▽

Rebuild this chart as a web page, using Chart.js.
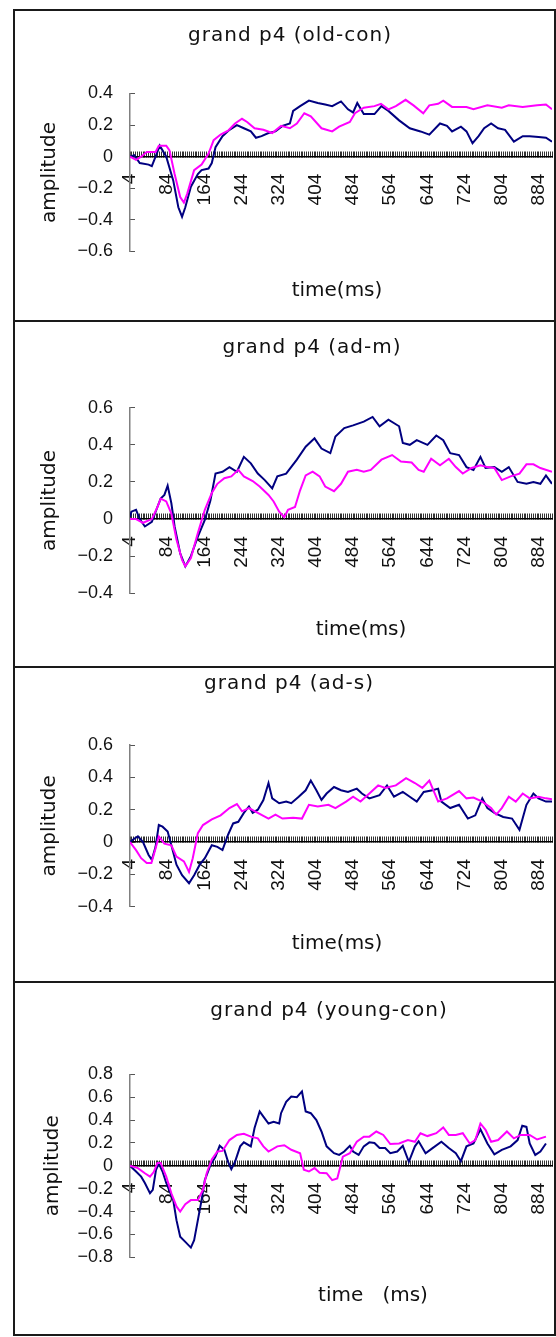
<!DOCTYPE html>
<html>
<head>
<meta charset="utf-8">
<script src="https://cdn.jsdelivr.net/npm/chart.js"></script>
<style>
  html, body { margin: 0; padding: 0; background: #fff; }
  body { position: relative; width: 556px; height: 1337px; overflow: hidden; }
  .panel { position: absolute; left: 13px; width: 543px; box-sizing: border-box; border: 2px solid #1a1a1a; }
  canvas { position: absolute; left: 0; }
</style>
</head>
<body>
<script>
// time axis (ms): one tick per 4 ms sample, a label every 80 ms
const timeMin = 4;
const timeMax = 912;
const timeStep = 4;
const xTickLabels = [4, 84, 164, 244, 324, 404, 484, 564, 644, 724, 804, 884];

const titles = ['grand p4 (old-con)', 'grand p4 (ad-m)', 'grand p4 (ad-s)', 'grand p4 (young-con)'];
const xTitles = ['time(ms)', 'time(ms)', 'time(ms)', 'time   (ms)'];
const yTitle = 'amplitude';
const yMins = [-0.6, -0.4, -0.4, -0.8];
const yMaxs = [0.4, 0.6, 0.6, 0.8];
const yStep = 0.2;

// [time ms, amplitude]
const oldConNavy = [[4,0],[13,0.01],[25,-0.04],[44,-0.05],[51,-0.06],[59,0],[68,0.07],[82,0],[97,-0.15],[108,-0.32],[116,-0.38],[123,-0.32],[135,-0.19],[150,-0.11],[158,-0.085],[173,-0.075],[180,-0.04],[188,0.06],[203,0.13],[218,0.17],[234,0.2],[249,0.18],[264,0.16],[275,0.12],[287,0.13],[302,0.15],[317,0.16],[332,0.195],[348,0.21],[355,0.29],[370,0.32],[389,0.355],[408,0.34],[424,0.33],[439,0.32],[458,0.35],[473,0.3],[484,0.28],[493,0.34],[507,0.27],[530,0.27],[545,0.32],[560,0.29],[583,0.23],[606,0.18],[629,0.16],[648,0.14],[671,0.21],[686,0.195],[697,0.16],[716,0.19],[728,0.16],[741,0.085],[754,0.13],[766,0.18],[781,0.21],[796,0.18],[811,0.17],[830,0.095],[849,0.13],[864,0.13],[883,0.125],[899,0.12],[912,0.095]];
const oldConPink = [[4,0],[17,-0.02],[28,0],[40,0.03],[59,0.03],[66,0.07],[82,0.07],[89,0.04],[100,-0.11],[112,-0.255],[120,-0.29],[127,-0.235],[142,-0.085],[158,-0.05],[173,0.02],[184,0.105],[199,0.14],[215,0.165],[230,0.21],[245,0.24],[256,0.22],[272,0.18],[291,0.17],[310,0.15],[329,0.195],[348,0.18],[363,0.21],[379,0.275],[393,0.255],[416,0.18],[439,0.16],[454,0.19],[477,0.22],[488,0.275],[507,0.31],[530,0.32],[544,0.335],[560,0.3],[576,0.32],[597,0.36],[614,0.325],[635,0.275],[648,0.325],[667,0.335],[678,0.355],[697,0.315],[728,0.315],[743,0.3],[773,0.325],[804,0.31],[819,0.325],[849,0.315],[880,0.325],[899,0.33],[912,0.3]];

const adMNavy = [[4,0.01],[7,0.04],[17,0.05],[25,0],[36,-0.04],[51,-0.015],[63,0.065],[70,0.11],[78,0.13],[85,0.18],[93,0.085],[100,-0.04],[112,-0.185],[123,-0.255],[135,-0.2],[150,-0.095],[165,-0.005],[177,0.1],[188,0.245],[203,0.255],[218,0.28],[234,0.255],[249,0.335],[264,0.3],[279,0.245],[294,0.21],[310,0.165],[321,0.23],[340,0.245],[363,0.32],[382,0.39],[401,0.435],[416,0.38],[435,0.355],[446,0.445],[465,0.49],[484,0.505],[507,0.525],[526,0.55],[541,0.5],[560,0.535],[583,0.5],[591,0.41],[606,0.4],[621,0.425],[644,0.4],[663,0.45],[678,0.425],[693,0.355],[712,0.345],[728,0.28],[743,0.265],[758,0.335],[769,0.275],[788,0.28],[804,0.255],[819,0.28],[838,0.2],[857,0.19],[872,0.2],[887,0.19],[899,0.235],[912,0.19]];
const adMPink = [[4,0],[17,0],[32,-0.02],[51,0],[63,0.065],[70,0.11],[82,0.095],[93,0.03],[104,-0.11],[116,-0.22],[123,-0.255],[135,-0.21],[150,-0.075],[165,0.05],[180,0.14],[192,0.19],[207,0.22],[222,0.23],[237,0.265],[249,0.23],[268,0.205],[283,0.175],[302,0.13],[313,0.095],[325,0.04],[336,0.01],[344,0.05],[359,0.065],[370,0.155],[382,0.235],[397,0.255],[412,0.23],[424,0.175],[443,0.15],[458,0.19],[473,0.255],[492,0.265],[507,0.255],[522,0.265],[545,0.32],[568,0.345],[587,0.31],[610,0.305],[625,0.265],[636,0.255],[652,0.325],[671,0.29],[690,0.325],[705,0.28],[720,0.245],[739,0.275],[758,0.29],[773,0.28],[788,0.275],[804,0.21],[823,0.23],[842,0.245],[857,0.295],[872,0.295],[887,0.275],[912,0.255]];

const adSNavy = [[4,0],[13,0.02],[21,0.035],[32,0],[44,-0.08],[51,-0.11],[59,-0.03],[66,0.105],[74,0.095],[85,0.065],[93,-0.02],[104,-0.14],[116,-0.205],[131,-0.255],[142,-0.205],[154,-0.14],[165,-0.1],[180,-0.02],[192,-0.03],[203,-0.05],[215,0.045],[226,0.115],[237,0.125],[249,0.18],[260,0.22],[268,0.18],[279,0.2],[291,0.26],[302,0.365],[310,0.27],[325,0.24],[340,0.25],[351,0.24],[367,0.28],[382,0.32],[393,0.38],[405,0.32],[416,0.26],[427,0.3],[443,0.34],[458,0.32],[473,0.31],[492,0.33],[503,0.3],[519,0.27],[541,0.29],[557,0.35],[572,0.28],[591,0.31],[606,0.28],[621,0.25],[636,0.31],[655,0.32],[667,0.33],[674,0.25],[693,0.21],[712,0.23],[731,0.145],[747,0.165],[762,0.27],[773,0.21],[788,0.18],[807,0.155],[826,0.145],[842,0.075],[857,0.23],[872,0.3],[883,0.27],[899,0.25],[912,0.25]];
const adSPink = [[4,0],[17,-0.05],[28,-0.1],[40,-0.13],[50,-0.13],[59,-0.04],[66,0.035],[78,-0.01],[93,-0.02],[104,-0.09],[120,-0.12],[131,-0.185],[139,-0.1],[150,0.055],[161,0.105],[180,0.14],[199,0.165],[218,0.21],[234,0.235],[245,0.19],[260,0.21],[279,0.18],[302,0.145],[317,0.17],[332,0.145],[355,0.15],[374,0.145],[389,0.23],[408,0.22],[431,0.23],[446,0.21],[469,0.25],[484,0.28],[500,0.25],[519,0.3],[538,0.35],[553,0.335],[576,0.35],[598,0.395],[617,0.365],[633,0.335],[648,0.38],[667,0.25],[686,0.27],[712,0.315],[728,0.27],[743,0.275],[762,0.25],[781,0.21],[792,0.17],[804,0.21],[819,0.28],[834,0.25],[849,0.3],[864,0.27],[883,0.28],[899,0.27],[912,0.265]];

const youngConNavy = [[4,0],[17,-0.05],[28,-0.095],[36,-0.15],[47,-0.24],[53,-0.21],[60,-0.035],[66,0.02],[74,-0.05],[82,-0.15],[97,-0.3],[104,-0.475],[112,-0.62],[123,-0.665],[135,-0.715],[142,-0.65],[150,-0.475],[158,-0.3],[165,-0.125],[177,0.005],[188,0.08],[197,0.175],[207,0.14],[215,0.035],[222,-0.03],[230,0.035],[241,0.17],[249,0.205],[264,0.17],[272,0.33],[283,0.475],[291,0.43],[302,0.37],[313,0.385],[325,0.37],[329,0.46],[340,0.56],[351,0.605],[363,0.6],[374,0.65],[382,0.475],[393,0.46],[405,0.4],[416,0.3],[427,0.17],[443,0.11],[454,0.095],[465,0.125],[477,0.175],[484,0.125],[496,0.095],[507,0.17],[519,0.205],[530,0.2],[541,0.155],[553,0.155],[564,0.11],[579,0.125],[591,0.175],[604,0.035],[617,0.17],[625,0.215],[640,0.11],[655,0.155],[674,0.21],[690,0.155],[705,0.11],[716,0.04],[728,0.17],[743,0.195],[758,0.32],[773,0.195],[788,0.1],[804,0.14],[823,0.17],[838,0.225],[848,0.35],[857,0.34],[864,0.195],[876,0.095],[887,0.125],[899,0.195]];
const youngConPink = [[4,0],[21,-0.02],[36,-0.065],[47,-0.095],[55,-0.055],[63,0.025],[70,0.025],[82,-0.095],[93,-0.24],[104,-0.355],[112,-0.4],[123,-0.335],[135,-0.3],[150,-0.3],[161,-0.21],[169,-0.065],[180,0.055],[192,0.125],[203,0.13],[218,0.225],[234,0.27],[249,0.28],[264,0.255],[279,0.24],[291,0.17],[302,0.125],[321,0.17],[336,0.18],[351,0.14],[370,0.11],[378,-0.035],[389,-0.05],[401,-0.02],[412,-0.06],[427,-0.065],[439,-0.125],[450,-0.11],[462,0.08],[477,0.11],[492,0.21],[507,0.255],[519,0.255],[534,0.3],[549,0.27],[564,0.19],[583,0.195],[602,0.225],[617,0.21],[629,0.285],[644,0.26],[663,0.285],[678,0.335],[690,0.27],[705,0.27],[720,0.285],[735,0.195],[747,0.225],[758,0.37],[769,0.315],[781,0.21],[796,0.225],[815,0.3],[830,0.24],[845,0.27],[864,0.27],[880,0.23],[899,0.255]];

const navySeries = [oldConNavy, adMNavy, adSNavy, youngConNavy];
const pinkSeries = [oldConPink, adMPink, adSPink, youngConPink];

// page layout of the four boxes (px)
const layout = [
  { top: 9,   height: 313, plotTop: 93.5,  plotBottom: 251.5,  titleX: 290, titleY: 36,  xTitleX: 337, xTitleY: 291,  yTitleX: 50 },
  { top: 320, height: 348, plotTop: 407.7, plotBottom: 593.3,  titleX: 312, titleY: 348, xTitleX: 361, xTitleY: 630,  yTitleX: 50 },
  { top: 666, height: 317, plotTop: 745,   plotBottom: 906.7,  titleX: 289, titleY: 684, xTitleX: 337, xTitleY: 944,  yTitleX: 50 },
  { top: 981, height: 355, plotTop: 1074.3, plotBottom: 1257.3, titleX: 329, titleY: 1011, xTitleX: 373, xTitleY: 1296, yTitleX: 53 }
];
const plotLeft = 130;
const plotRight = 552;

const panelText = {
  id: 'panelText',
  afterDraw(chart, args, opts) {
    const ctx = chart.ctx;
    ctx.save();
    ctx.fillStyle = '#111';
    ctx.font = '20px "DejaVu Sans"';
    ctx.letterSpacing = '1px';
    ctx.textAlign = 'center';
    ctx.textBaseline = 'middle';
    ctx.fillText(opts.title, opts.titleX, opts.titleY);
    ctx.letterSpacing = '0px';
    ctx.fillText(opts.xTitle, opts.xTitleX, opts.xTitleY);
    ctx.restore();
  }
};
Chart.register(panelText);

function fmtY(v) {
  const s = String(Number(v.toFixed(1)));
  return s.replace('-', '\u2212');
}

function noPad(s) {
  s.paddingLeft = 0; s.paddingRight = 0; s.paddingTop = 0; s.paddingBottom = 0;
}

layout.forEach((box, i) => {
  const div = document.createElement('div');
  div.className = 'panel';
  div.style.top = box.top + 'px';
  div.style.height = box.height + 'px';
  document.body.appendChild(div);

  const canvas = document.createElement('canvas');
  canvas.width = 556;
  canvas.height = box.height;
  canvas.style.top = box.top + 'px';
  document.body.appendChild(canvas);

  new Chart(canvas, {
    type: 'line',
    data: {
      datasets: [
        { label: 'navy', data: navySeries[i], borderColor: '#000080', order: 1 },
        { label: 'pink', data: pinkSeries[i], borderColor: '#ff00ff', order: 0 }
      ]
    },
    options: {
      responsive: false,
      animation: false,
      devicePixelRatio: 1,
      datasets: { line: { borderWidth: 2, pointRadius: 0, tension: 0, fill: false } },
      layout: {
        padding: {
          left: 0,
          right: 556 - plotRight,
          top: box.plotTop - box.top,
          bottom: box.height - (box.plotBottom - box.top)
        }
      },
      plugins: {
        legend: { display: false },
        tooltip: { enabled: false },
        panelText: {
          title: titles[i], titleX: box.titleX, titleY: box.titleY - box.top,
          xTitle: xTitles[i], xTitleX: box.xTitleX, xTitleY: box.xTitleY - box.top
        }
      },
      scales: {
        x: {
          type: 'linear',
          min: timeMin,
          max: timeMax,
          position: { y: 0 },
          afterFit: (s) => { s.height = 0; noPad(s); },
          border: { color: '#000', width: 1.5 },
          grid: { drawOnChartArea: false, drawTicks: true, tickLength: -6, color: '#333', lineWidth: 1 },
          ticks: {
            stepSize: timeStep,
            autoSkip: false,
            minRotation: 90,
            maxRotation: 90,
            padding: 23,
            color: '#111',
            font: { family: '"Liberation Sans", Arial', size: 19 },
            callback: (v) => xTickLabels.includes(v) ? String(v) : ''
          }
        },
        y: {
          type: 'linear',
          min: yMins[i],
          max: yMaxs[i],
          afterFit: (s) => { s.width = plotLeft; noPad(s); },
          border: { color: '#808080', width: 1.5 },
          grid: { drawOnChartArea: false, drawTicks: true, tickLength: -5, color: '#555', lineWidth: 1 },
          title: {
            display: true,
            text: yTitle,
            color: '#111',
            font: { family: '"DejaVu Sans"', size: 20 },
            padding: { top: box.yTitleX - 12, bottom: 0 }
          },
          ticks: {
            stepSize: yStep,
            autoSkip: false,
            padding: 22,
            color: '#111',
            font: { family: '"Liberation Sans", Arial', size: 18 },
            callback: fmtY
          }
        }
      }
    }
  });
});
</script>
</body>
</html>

△

__SET EXERCISE__.
Pick out every line above that holds the word "page" and copy it.

__RESPONSE__.
Rebuild this chart as a web page, using Chart.js.
// page layout of the four boxes (px)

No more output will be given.